Select Services

This section describes some of the services that can be run on a node.

Every installation requires services to manage jobs and applications. ResourceManager and NodeManager manage MapReduce version 2 and other applications that can run on YARN. In addition, HPE Ezmeral Data Fabric requires the ZooKeeper service to coordinate the cluster, and at least one node must run the CLDB service. The WebServer service is required if you want to use the browser-based Control System.

After you install HPE Ezmeral Data Fabric core, you can install ecosystem components that belong to an Ecosystem Pack (EEP). An EEP provides a set of ecosystem components that work together. When a newer version or a revision to a component becomes available, the EEP version is updated to reflect the fact that an update was made. For more information about the ecosystem components available in each EEP and a list of EEPs supported by your HPE Ezmeral Data Fabric cluster version, see Ecosystem Packs (EEPs).

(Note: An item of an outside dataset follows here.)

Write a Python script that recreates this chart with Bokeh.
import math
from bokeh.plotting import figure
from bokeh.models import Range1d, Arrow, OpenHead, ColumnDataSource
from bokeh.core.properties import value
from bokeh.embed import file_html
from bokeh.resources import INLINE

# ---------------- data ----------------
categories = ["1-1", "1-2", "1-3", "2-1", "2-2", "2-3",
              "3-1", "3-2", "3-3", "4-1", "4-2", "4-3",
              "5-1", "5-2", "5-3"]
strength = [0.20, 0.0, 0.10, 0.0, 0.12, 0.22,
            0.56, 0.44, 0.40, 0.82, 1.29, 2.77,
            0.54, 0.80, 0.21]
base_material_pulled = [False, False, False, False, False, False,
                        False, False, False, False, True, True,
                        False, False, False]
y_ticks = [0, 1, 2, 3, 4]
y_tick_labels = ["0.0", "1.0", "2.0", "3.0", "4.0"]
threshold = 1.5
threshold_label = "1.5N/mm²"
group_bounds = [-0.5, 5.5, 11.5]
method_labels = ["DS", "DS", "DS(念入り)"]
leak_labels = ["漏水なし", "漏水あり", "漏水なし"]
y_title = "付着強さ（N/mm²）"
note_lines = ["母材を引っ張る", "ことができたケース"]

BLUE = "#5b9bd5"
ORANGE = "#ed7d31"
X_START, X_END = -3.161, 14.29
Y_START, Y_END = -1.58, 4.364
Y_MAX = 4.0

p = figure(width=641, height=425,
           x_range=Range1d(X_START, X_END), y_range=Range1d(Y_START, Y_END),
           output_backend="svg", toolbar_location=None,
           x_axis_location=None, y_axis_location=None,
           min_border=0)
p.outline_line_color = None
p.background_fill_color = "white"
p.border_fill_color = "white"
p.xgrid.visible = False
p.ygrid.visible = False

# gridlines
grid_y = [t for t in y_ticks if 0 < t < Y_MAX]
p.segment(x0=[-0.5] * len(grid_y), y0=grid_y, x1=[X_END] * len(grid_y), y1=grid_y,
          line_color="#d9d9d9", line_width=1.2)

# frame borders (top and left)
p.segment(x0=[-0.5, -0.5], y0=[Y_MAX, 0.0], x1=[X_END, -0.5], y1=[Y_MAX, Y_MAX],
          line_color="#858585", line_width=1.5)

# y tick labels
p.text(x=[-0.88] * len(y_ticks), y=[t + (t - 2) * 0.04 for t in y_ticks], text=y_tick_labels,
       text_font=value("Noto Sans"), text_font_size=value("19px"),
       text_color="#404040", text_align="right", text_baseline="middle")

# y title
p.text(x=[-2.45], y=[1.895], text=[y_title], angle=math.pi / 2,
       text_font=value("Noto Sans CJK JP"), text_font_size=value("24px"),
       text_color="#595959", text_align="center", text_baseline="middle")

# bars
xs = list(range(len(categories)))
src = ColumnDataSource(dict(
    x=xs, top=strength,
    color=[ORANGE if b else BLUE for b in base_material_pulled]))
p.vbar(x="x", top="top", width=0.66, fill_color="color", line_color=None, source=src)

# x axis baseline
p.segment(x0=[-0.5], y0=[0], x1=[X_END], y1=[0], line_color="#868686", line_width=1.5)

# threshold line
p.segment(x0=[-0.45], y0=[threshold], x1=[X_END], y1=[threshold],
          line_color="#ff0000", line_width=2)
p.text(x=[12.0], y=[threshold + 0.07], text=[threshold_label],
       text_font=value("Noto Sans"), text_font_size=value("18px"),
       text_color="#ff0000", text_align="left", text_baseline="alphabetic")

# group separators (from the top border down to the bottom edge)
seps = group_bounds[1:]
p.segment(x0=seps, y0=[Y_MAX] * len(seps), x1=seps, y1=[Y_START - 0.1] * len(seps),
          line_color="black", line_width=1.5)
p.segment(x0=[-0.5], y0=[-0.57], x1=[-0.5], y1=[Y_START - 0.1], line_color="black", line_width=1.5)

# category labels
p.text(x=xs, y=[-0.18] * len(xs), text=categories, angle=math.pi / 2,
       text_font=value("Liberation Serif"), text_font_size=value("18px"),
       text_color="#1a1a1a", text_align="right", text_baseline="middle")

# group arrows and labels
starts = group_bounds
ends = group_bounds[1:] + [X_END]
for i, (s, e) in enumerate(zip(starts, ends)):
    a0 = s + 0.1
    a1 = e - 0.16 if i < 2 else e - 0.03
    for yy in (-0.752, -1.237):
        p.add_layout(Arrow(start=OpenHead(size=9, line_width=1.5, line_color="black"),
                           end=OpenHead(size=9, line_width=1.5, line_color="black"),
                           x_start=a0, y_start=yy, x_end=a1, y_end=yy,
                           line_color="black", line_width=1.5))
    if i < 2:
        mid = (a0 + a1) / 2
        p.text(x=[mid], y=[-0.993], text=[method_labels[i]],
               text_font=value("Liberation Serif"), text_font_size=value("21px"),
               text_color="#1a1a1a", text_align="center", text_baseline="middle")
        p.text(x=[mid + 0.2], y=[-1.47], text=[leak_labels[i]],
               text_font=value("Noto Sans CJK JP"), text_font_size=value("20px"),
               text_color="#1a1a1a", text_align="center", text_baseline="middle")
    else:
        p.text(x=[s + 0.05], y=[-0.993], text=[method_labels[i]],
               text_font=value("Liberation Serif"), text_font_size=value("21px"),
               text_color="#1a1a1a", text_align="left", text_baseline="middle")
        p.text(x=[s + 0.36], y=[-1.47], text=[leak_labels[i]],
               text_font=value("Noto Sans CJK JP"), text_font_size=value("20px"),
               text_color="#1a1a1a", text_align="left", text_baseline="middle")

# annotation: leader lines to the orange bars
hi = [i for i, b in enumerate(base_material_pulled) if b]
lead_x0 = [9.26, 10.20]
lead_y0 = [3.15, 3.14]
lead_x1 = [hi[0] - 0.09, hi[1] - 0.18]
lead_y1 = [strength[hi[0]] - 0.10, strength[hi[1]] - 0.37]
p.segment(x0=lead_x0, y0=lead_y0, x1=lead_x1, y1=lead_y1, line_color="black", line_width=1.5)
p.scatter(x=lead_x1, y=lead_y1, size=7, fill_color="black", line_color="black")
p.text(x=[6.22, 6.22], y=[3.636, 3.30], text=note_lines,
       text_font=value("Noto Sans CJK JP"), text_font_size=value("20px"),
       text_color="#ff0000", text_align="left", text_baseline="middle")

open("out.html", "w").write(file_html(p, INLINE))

The following table shows some of the services that can be run on a node:

Service Category Service

Description

Management Warden Warden runs on every node, coordinating the node's contribution to the cluster. Warden is also responsible for managing the service state and its resource allocations on that node.
YARN NodeManager Hadoop YARN NodeManager service. The NodeManager manages node resources and monitors the health of the node. It works with the ResourceManager to manage YARN containers that run on the node.
HPE Ezmeral Data Fabric Core FileServer FileServer is the HPE Ezmeral Data Fabric service that manages disk storage for file system and HPE Ezmeral Data Fabric Database on each node.
HPE Ezmeral Data Fabric Core CLDB Maintains the container location database (CLDB) (CLDB) service. The CLDB service coordinates data storage services among file system file server nodes, and access across HPE Ezmeral Data Fabric NFS gateways, and HPE Ezmeral Data Fabric clients.
HPE Ezmeral Data Fabric Core NFS Provides read-write HPE Ezmeral Data Fabric Direct Access NFS™ access to the cluster, with full support for concurrent read and write access.
Storage MapR HBase Client Provides access to HPE Ezmeral Data Fabric Database binary tables via HBase APIs. Required on all nodes that will access table data in file system, typically all edge nodes for accessing table data. HBase API can also be accessed through the HBase Thrift and Rest Gateways.
YARN ResourceManager Hadoop YARN ResourceManager service. The ResourceManager manages cluster resources, and tracks resource usage and node health.
Management ZooKeeper Internal service. Enables high availability (HA) and fault tolerance for HPE Ezmeral Data Fabric clusters by providing coordination.
YARN HistoryServer Archives MapReduce application metrics and metadata.
Management Web Server Contains static Control System user interface pages.
Management Apiserver Allows you to perform cluster administration programmatically, and supports the Control System (see Setting Up the Control System).
OJAI Distributed Query Service Drill Provides the distributed query service powered by Apache Drill for HPE Ezmeral Data Fabric Database JSON. Supports the following functionality:
  • Advanced secondary index selection
  • Sorts on large data sets
  • Parallel query execution
See OJAI Distributed Query Service for more details about the service.
Application Hue Hue is the Hadoop User Interface that interacts with Apache Hadoop and its ecosystem components, such as Hive, Pig, and Oozie. It also provides interactive notebook access to Spark through Livy.
Application Hive Hive is a data warehouse engine that supports SQL-like adhoc querying and data summarization.
Application HCatalog HCatalog provides applications with a table view of the file system layer of the cluster, expanding your options from read/write data streams to add-[Hive]-table operations such as get row and store row.
Application Cascading Cascading is an application framework for analyzing and managing big data.
Application Spark Spark is a processing engine for large datasets. While it can be deployed locally or standalone, the recommended deployment is on YARN. The application timeline server component provides a historical view of query details.
Application Airflow Apache Airflow is a tool that helps you to author, schedule, or monitor workflows or data pipelines.
Application Ranger Apache Ranger is a framework to enable, monitor and manage data security across the Hadoop platform in the HPE Ezmeral Data Fabric. Ranger provides centralized security administration and fine-grain access control for user access within Apache Hadoop, Apache Hive, Apache HBase, and other Apache components.
Application NiFi Apache NiFi is a dataflow system based on the concepts of flow-based programming. Apache NiFi supports powerful and scalable directed graphs of data routing, transformation, and system mediation logic. NiFi has a web-based user interface for the design, control, feedback, and monitoring of dataflows.
Application OTel OTel is an observability framework that allows you to instrument, generate, collect, and export telemetry data.
Application Zeppelin Apache Zeppelin is an open source, Web-based data-science notebook. You can use it with Data Fabric components to conduct data discovery, ETL, machine learning, and data visualization.